Elon Musk's SpaceX has set its initial public offering (IPO) price at $135 per share, raising a record $75 billion, or about 2.46 trillion baht. This valuation pushes the company's total worth to $1.77 trillion, roughly 61 trillion baht, and is expected to make Elon Musk the world's first "trillionaire" immediately upon its Nasdaq market debut.
This fundraising, through the sale of 555.56 million shares, breaks the previous record held by Saudi Aramco, Saudi Arabia's state-owned oil giant, which raised $25.6 billion in December 2019—equivalent to $33.2 billion adjusted for inflation.
With an estimated valuation of $1.77 trillion, based on 13.08 billion total outstanding shares, SpaceX surpasses several major U.S. companies, including JPMorgan Chase bank, Warren Buffett's Berkshire Hathaway, pharmaceutical giant Eli Lilly, as well as Meta Platforms and Tesla, the latter being another key business of Musk's.
However, the company's valuation could rise further if the underwriting banks exercise their option to sell additional shares, typically within 30 days after the IPO.
In this IPO, Elon Musk continues to demonstrate his unconventional approach by operating under his own terms, breaking several traditional Wall Street norms. For instance, the official IPO price announcement to the U.S. Securities and Exchange Commission came around 3:00 p.m. Eastern Time—while U.S. stock markets were still open—contrary to the usual practice of announcing after market close to avoid volatility.
Additionally, SpaceX allocated an unusually high 30% of shares to retail investors and set the offering price in advance before the traditional roadshow presentations to investors—steps that typically involve negotiations on price by institutional investors and financial firms.
Although SpaceX stated that its total addressable market is valued at $28.5 billion—described as the "largest value in human history"—covering space transportation and the Starlink satellite internet network servicing retail customers, organizations, and governments across 164 countries, this remains the company's primary revenue source today.
SpaceX also gains an edge by integrating its real-time data processing infrastructure with xAI, Musk's artificial intelligence startup, which acquired the X platform (formerly Twitter) in 2025, and recently signed a long-term cloud services agreement with Alphabet's Google to prepare for intensifying competition.
However, some analysts question the high company valuation, pointing out last year's losses and revenues lagging far behind other large companies.

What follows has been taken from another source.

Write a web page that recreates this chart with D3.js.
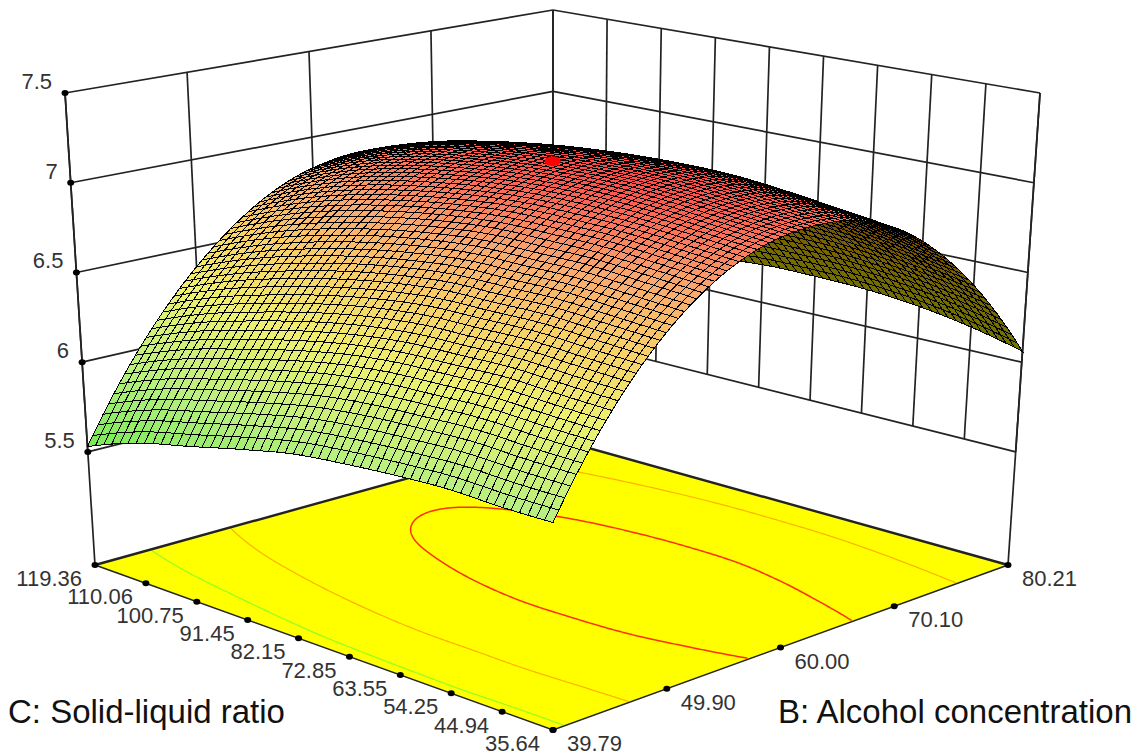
<!DOCTYPE html>
<html><head><meta charset="utf-8">
<script src="https://cdn.jsdelivr.net/npm/d3@7"></script>
<style>html,body{margin:0;background:#fff}svg{display:block}text{font-family:"Liberation Sans",Arial,sans-serif}</style>
</head><body><svg id="c" width="1145" height="755"></svg>
<script>
const cTicks=["35.64","44.94","54.25","63.55","72.85","82.15","91.45","100.75","110.06","119.36"];
const bTicks=["39.79","49.90","60.00","70.10","80.21"];
const zTicks=[5.5,6,6.5,7,7.5];
const zFloor=4.87;
// response heights: one row per C tick, one column per B tick
const heights=[
[5.89,6.71,7.04,6.87,6.06],
[5.89,6.73,7.07,6.91,6.13],
[5.90,6.75,7.10,6.95,6.18],
[5.89,6.75,7.12,6.98,6.21],
[5.87,6.75,7.12,6.985,6.22],
[5.84,6.72,7.105,6.975,6.22],
[5.78,6.67,7.07,6.95,6.19],
[5.71,6.60,7.02,6.905,6.14],
[5.64,6.51,6.94,6.845,6.06],
[5.53,6.39,6.82,6.745,5.95]];
const marker={b:60.00,c:77.50,z:7.15};
const contourLevels=[6,6.5,7];
const contourColors=["#90ff20","#ffb000","#ff3000"];

const svg=d3.select("#c");
const A=d3.scaleLinear().domain([+bTicks[0],+bTicks[4]]).range([0,1]);
const B=d3.scaleLinear().domain([+cTicks[0],+cTicks[9]]).range([0,1]);
const Z=d3.scaleLinear().domain([zFloor,7.5]).range([0,1]);
const floorQ={F:[553,730],R:[1008,565],L:[95,565],K:[553,438]};
const topQ={F:[553,195],R:[1040,93],L:[65,93],K:[553,10]};
const bil=(Q,a,b)=>[0,1].map(i=>(1-a)*(1-b)*Q.F[i]+a*(1-b)*Q.R[i]+(1-a)*b*Q.L[i]+a*b*Q.K[i]);
function proj(a,b,z){const p=bil(floorQ,a,b),q=bil(topQ,a,b);return [p[0]+(q[0]-p[0])*z,p[1]+(q[1]-p[1])*z];}

const spline=(p,t)=>{const n=p.length-1,s=Math.max(0,Math.min(1,t))*n,i=Math.min(n-1,Math.floor(s)),u=s-i;
 const g=k=>k<0?3*p[0]-3*p[1]+p[2]:k>n?3*p[n]-3*p[n-1]+p[n-2]:p[k];
 const p0=g(i-1),p1=g(i),p2=g(i+1),p3=g(i+2);
 return .5*(2*p1+(p2-p0)*u+(2*p0-5*p1+4*p2-p3)*u*u+(3*p1-p0-3*p2+p3)*u*u*u);};
const field=(a,b)=>spline(heights.map(r=>spline(r,a)),b);

const line=d3.line();
const g=svg.append("g");
const ink="#222";
function wallLine(pts,w){g.append("path").attr("d",line(pts)).attr("fill","none").attr("stroke",ink).attr("stroke-width",w||1.7);}
zTicks.forEach(v=>{const z=Z(v);
 wallLine([proj(0,1,z),proj(1,1,z)]);wallLine([proj(1,1,z),proj(1,0,z)]);});
bTicks.forEach(t=>{const a=A(+t);wallLine([proj(a,1,Z(5.5)),proj(a,1,1)]);});
cTicks.forEach(t=>{const b=B(+t);wallLine([proj(1,b,Z(5.5)),proj(1,b,1)]);});
wallLine([proj(0,1,0),proj(0,1,1)]);wallLine([proj(1,0,0),proj(1,0,1)]);
g.append("path").attr("d",line([proj(0,0,0),proj(1,0,0),proj(1,1,0),proj(0,1,0)])+"Z").attr("fill","#ffff00");
const N=240,vals=new Array(N*N);
for(let j=0;j<N;j++)for(let i=0;i<N;i++)vals[j*N+i]=field(i/(N-1),j/(N-1));
const cont=d3.contours().size([N,N]).thresholds(contourLevels)(vals);
cont.forEach((mp,k)=>{mp.coordinates.forEach(poly=>poly.forEach(ring=>{
 let seg=[];const flush=()=>{if(seg.length>1)g.append("path").attr("d",line(seg)).attr("fill","none").attr("stroke",contourColors[k]).attr("stroke-width",k==2?1.5:1.2);seg=[];};
 ring.forEach(([x,y])=>{if(x<=.5||y<=.5||x>=N-.5||y>=N-.5){flush();return;}
  seg.push(proj((x-.5)/(N-1),(y-.5)/(N-1),0));});flush();}));});
wallLine([proj(1,0,0),proj(1,1,0),proj(0,1,0)],2.4);
wallLine([proj(0,1,0),proj(0,0,0),proj(1,0,0)],1.5);
const topColor=d3.scaleLinear().domain([5.5,5.9,6.3,6.6,6.85,7.15]).range(["#6fe850","#b8f080","#eef070","#f8d068","#f8a870","#ff4848"]);
const underColor=d3.scaleLinear().domain([5.9,6.5,7.0]).range(["#6e7c00","#786400","#7a3c00"]);
const na=80,nb=56,sf=d3.select("#c").append("g");
const grid=d3.range(na+1).map(i=>d3.range(nb+1).map(j=>{const a=i/na,b=j/nb,v=field(a,b);return {v,p:proj(a,b,Z(v))};}));
const cells=[];
for(let i=na-1;i>=0;i--)for(let j=nb-1;j>=0;j--){
 const q=[grid[i][j],grid[i+1][j],grid[i+1][j+1],grid[i][j+1]],pts=q.map(d=>d.p),v=d3.mean(q,d=>d.v);
 cells.push({pts,v,under:d3.polygonArea(pts)>0});}
const sign=d3.polygonArea(cells[cells.length-1].pts)>0;
sf.selectAll("path").data(cells).join("path")
 .attr("d",d=>line(d.pts)+"Z")
 .attr("fill",d=>d.under!==sign?underColor(d.v):topColor(d.v))
 .attr("stroke","#000").attr("stroke-width",1).attr("shape-rendering","crispEdges");
const mp=proj(A(marker.b),B(marker.c),Z(marker.z));
svg.append("ellipse").attr("cx",mp[0]).attr("cy",mp[1]).attr("rx",8).attr("ry",5).attr("fill","#ff0000");
const tg=svg.append("g");
const dot=p=>tg.append("ellipse").attr("cx",p[0]).attr("cy",p[1]).attr("rx",3.5).attr("ry",3).attr("fill","#000");
const label=(p,t,dx,dy,anc,size)=>tg.append("text").attr("x",p[0]+dx).attr("y",p[1]+dy).attr("text-anchor",anc).attr("font-size",size||22).attr("fill","#333").text(t);
cTicks.forEach(t=>{const p=proj(0,B(+t),0);dot(p);label(p,t,-13,21,"end");});
bTicks.forEach(t=>{const p=proj(A(+t),0,0);dot(p);label(p,t,14,21,"start");});
zTicks.forEach(v=>{const p=proj(0,1,Z(v));dot(p);label(p,String(v),-13,-4,"end");});
tg.append("text").attr("x",8).attr("y",723).attr("font-size",33).attr("fill","#111").text("C: Solid-liquid ratio");
tg.append("text").attr("x",778).attr("y",723).attr("font-size",33).attr("fill","#111").text("B: Alcohol concentration");
</script></body></html>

Kim Forrest, Chief Investment Officer at Bokeh Capital Partners, noted, "The company's financial forecasts remain highly uncertain due to reliance on numerous government contracts. Buyers are investing in the future and humanity's opportunity to transcend Earth, not a conventional company investment."
The company also faces significant competition from Jeff Bezos's Blue Origin, which is aggressively expanding its commercial space business and pursuing similar government contract opportunities.
Although SpaceX will become a public company subject to stricter oversight, Elon Musk will maintain absolute control through dual-class shares (Class A and Class B), giving him about 40% ownership but 82% to 84% voting rights.
This control surpasses Mark Zuckerberg's roughly 60% voting rights at Meta, meaning SpaceX does not require independent directors on its board. Harvard Law School's analysis warns this structure poses risks to other investors because Musk's insiders can unilaterally decide on business deals, acquisitions, and even Musk's own compensation.
SpaceX's stock market debut is viewed as a critical test for other near-trillion-dollar startups, especially in artificial intelligence like OpenAI and Anthropic, which also plan public listings in 2026. Goldman Sachs predicts a strong U.S. IPO market recovery this year, potentially reaching a record $160 billion.
SpaceX shares are expected to begin trading on Friday afternoon (12 June) U.S. time, given the complexity and unprecedented size of the deal. Leading banks including Goldman Sachs, Morgan Stanley, BofA Securities, Citigroup, and J.P. Morgan are managing the offering.